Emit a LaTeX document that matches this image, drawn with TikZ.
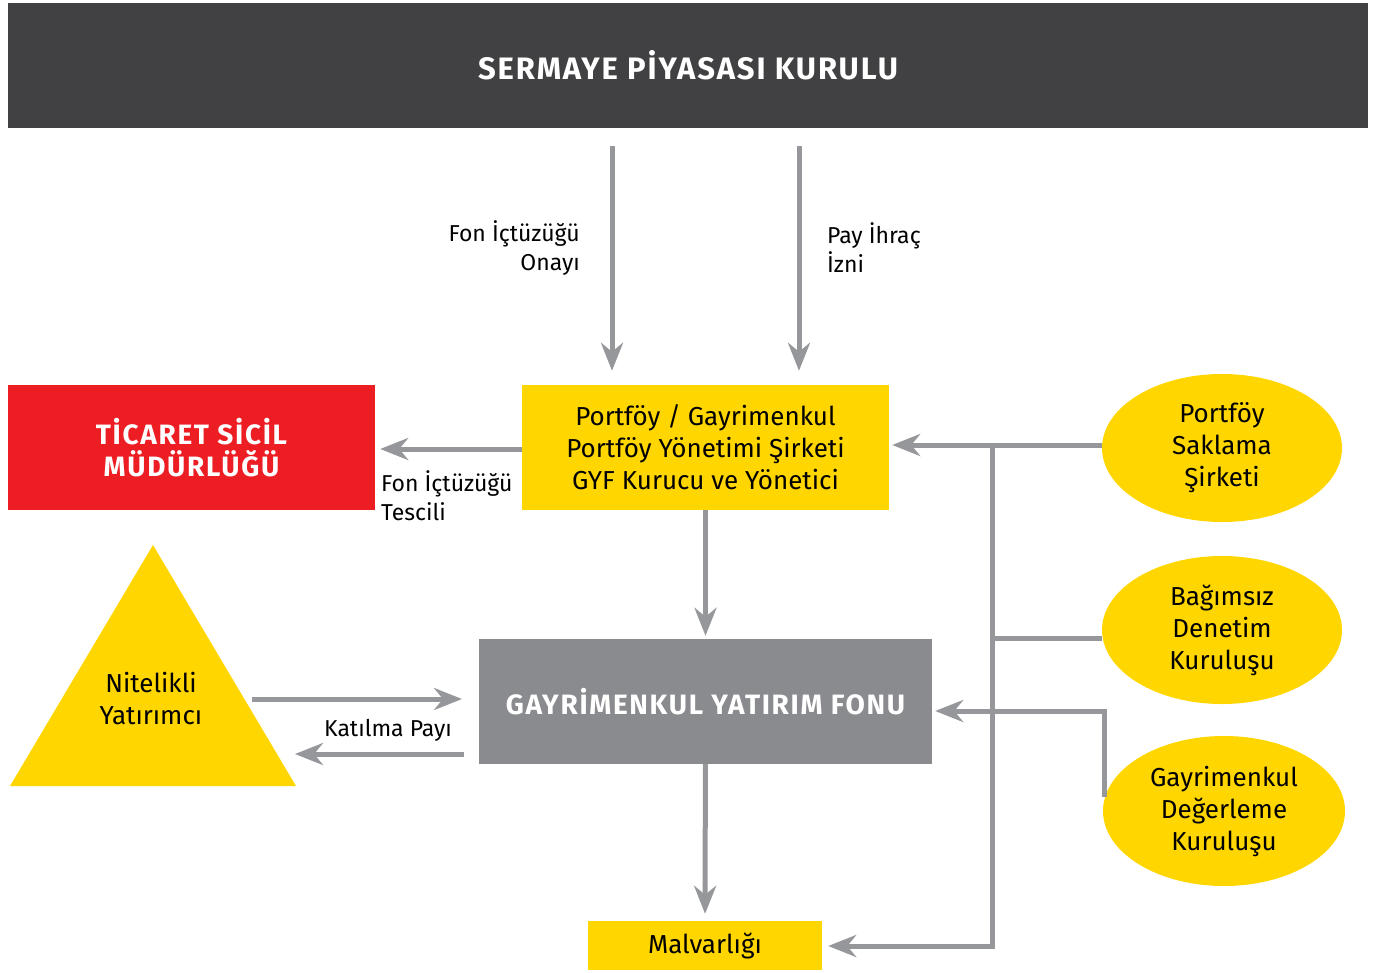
\documentclass[tikz,border=0pt]{standalone}
\usepackage{fontspec}
\setmainfont{Fira Sans}
\newfontfamily\capsfont[LetterSpace=6]{Fira Sans}
\usetikzlibrary{arrows.meta,positioning,calc,shapes.geometric}

\definecolor{spkgray}{RGB}{65,64,66}
\definecolor{fundgray}{RGB}{138,139,142}
\definecolor{flowgray}{RGB}{150,151,155}
\definecolor{gyfyellow}{RGB}{255,214,0}
\definecolor{registryred}{RGB}{237,29,36}

\tikzset{
  flow/.style={flowgray,line width=5pt,
    -{Stealth[length=28pt,width=22pt,inset=9pt]}},
  bus/.style={flowgray,line width=5pt},
  yellowbox/.style={fill=gyfyellow,font=\fontsize{26}{32}\selectfont},
  capsbox/.style={text=white,font=\capsfont\bfseries\fontsize{28}{32}\selectfont},
  agent/.style={ellipse,fill=gyfyellow,inner sep=0pt,align=center,
    minimum width=240pt,minimum height=148pt,
    font=\fontsize{26}{32}\selectfont},
  sidenote/.style={inner sep=0pt,font=\fontsize{23}{29}\selectfont}
}

\begin{document}
\begin{tikzpicture}[x=1pt,y=-1pt,line cap=butt,line join=miter]
    \useasboundingbox (0,0) rectangle (1373,972);

    % Kurul ve kurumlar
    \node[capsbox,font=\capsfont\bfseries\fontsize{31}{32}\selectfont,
        fill=spkgray,minimum width=1360pt,minimum height=125pt]
        (spk) at (688,65.5) {SERMAYE PİYASASI KURULU};
    \node[yellowbox,align=center,minimum width=367pt,minimum height=125pt]
        (manager) at (705.5,447.5)
        {Portföy / Gayrimenkul\\Portföy Yönetimi Şirketi\\GYF Kurucu ve Yönetici};
    \node[capsbox,fill=registryred,align=center,minimum width=367pt,minimum height=125pt]
        (registry) at (191.5,447.5) {TİCARET SİCİL\\MÜDÜRLÜĞÜ};
    \node[capsbox,fill=fundgray,minimum width=453pt,minimum height=125pt]
        (fund) at (705.5,701.5) {GAYRİMENKUL YATIRIM FONU};
    \node[yellowbox,minimum width=234pt,minimum height=49pt]
        (assets) at (705,945.5) {Malvarlığı};

    % Nitelikli yatırımcı üçgeni
    \fill[gyfyellow] (153,545) -- (296,786) -- (10,786) -- cycle;
    \node[align=center,font=\fontsize{26}{32}\selectfont]
        (investor) at (151,699) {Nitelikli\\Yatırımcı};

    % Yan kuruluşlar
    \node[agent] (custodian) at (1222,448) {Portföy\\Saklama\\Şirketi};
    \node[agent] (auditor) at (1222,630) {Bağımsız\\Denetim\\Kuruluşu};
    \node[agent,minimum width=242pt,minimum height=150pt]
        (appraiser) at (1224,811) {Gayrimenkul\\Değerleme\\Kuruluşu};

    % SPK onayları
    \coordinate (approvalTop) at (612,146);
    \coordinate (issueTop) at (799,146);
    \draw[flow,shorten >=14pt] (approvalTop) -- (approvalTop |- manager.north);
    \draw[flow,shorten >=14pt] (issueTop) -- (issueTop |- manager.north);
    \node[sidenote,align=right,anchor=east] (approvalText) at (580,248)
        {Fon İçtüzüğü\\Onayı};
    \node[sidenote,align=left,anchor=west] (issueText) at (827,248)
        {Pay İhraç\\İzni};

    % Tescil
    \draw[flow,shorten >=5pt] (manager.west |- 0,449) -- (registry.east |- 0,449);
    \node[sidenote,align=left,anchor=west] (registryText) at (381,496)
        {Fon İçtüzüğü\\Tescili};

    % Yönetici -> fon -> malvarlığı
    \draw[flow,shorten >=3pt] (manager) -- (fund);
    \draw[flow,shorten >=7pt] (fund) -- (assets);

    % Katılma payı
    \coordinate (investIn) at (252,699);
    \coordinate (shareOut) at (464,754);
    \draw[flow] (investIn) -- (462,699);
    \draw[flow] (shareOut) -- (295,754);
    \node[sidenote] (shareText) at (388,730) {Katılma Payı};

    % Yan kuruluşların bağlantıları
    \coordinate (busTop) at (992,445);
    \coordinate (busBottom) at (992,946);
    \draw[flow,shorten >=3pt] (custodian.west |- busTop) -- (manager.east |- busTop);
    \draw[bus] (busTop) -- (busBottom);
    \draw[flow,shorten >=6pt] ([xshift=2.5pt]busBottom) -- (assets.east |- busBottom);
    \draw[bus] (auditor.west |- 0,638) -- (992,638);
    \draw[flow,shorten >=3pt] (1104,797) -- (1104,711) -- (fund.east |- 0,711);
\end{tikzpicture}
\end{document}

- - - - - - -

_EXERCISE AIM_
Starting at the top of the listing above, reproduce each line up to and including the one with "(investor) at (151,699)"; omit the pictures.

_WRITTEN ANSWER_
Emit a LaTeX document that matches this image, drawn with TikZ.
\documentclass[tikz,border=0pt]{standalone}
\usepackage{fontspec}
\setmainfont{Fira Sans}
\newfontfamily\capsfont[LetterSpace=6]{Fira Sans}
\usetikzlibrary{arrows.meta,positioning,calc,shapes.geometric}

\definecolor{spkgray}{RGB}{65,64,66}
\definecolor{fundgray}{RGB}{138,139,142}
\definecolor{flowgray}{RGB}{150,151,155}
\definecolor{gyfyellow}{RGB}{255,214,0}
\definecolor{registryred}{RGB}{237,29,36}

\tikzset{
  flow/.style={flowgray,line width=5pt,
    -{Stealth[length=28pt,width=22pt,inset=9pt]}},
  bus/.style={flowgray,line width=5pt},
  yellowbox/.style={fill=gyfyellow,font=\fontsize{26}{32}\selectfont},
  capsbox/.style={text=white,font=\capsfont\bfseries\fontsize{28}{32}\selectfont},
  agent/.style={ellipse,fill=gyfyellow,inner sep=0pt,align=center,
    minimum width=240pt,minimum height=148pt,
    font=\fontsize{26}{32}\selectfont},
  sidenote/.style={inner sep=0pt,font=\fontsize{23}{29}\selectfont}
}

\begin{document}
\begin{tikzpicture}[x=1pt,y=-1pt,line cap=butt,line join=miter]
    \useasboundingbox (0,0) rectangle (1373,972);

    % Kurul ve kurumlar
    \node[capsbox,font=\capsfont\bfseries\fontsize{31}{32}\selectfont,
        fill=spkgray,minimum width=1360pt,minimum height=125pt]
        (spk) at (688,65.5) {SERMAYE PİYASASI KURULU};
    \node[yellowbox,align=center,minimum width=367pt,minimum height=125pt]
        (manager) at (705.5,447.5)
        {Portföy / Gayrimenkul\\Portföy Yönetimi Şirketi\\GYF Kurucu ve Yönetici};
    \node[capsbox,fill=registryred,align=center,minimum width=367pt,minimum height=125pt]
        (registry) at (191.5,447.5) {TİCARET SİCİL\\MÜDÜRLÜĞÜ};
    \node[capsbox,fill=fundgray,minimum width=453pt,minimum height=125pt]
        (fund) at (705.5,701.5) {GAYRİMENKUL YATIRIM FONU};
    \node[yellowbox,minimum width=234pt,minimum height=49pt]
        (assets) at (705,945.5) {Malvarlığı};

    % Nitelikli yatırımcı üçgeni
    \fill[gyfyellow] (153,545) -- (296,786) -- (10,786) -- cycle;
    \node[align=center,font=\fontsize{26}{32}\selectfont]
        (investor) at (151,699) {Nitelikli\\Yatırımcı};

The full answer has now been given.